┌──

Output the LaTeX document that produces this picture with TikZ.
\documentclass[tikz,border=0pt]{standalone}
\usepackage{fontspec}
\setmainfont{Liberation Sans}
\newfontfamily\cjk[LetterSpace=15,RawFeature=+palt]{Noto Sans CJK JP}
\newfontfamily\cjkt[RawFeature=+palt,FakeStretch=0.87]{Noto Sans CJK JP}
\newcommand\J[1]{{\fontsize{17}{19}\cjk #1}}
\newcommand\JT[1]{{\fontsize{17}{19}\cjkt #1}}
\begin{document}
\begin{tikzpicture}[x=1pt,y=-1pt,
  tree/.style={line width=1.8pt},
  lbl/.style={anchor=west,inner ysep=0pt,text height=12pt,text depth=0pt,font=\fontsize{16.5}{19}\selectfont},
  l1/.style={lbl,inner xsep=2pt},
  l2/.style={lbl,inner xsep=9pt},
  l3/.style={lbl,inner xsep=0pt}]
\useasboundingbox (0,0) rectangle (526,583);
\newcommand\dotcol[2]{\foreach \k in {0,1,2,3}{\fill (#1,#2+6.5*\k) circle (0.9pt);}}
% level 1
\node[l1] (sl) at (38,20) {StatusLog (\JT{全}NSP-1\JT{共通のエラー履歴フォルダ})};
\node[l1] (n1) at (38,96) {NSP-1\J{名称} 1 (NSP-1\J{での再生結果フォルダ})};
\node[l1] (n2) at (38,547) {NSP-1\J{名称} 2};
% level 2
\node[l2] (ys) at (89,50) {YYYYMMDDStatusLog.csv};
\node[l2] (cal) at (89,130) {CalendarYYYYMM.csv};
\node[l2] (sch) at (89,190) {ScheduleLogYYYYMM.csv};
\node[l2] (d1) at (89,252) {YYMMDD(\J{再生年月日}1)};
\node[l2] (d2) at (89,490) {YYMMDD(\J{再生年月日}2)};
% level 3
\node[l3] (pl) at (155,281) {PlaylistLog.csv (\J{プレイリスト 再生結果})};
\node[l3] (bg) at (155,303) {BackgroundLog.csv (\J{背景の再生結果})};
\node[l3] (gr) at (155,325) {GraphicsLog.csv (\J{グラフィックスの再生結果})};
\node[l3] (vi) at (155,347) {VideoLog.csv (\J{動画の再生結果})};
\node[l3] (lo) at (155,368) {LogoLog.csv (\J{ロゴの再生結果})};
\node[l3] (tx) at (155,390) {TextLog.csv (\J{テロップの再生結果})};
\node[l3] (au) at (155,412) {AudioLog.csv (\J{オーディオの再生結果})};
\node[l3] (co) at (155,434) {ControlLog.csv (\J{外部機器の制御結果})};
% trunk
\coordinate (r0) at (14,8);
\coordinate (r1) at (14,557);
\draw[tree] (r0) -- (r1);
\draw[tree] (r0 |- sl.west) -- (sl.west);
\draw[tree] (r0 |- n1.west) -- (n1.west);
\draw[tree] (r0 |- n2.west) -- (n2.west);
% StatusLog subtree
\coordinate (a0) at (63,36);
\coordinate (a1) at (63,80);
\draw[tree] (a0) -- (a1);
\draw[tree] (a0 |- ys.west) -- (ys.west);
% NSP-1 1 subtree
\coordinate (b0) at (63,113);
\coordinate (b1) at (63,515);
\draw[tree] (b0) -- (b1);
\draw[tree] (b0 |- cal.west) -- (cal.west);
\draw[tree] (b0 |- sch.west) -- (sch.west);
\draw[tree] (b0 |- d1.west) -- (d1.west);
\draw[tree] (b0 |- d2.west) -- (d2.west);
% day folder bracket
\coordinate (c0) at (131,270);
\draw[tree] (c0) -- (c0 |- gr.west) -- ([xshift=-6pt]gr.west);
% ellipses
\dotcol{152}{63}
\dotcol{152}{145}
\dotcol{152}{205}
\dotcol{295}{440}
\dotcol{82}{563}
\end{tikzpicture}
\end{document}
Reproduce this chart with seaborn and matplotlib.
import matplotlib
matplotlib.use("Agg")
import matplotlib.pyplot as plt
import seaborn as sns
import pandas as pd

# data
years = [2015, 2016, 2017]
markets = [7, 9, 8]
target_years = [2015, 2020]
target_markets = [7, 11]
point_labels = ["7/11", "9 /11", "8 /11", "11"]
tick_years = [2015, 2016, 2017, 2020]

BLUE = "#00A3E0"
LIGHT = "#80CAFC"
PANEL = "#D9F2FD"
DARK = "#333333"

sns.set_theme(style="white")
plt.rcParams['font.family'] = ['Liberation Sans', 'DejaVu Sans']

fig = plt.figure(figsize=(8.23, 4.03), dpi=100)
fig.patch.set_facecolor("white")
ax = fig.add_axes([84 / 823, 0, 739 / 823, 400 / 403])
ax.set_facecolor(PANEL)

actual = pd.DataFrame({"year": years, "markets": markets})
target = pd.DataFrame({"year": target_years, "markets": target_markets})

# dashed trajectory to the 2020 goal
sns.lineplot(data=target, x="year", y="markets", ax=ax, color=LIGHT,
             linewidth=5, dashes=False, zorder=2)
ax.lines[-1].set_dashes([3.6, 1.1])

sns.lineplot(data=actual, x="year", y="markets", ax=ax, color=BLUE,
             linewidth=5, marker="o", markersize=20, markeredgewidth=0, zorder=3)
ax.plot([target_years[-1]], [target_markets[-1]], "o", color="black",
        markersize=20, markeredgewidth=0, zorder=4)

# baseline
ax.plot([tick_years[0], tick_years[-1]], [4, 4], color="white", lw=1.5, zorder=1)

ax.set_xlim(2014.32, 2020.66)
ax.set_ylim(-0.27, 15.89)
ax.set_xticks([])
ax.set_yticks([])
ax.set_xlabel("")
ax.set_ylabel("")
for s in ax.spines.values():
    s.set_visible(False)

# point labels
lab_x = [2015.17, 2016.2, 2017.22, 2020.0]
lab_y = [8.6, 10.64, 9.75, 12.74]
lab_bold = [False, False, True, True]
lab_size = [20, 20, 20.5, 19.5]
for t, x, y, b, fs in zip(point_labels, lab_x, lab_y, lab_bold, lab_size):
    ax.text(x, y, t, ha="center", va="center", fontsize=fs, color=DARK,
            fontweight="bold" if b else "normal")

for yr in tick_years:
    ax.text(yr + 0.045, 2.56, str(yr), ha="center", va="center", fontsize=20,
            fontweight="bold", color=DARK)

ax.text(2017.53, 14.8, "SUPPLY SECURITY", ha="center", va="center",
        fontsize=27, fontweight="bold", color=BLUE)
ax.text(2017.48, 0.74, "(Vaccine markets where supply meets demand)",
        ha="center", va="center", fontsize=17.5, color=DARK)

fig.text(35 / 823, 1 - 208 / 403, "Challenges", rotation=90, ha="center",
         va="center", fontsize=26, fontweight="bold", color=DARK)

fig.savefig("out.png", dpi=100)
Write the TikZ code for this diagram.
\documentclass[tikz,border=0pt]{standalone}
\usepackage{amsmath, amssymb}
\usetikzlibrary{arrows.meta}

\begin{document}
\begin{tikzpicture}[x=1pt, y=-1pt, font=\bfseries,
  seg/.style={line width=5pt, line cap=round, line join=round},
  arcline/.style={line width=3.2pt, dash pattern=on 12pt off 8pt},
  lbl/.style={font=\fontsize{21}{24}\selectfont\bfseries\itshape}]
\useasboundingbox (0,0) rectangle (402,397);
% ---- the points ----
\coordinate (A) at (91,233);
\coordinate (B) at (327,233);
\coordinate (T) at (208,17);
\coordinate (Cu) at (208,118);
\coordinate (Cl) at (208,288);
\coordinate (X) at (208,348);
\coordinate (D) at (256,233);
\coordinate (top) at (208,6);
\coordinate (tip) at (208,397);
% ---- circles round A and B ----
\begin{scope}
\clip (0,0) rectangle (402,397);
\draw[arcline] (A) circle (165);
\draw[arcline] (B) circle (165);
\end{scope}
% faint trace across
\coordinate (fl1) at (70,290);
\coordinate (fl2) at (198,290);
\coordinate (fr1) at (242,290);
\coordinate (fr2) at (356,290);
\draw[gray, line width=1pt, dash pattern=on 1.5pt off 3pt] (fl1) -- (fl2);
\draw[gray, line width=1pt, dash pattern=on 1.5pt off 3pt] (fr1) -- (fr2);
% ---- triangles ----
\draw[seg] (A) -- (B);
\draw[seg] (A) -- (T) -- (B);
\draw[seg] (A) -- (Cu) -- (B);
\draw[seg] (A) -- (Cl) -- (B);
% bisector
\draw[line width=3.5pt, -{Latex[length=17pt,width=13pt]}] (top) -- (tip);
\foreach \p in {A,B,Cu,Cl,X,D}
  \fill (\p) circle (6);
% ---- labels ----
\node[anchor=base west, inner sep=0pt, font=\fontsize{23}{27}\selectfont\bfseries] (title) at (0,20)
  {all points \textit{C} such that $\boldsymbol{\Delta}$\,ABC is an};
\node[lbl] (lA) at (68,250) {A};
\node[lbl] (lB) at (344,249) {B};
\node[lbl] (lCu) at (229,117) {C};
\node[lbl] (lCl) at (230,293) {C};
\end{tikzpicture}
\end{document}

└──

Directions - What is the number of lines above that contain the string "seaborn"? Answer with the number alone.

Exercise answer - 2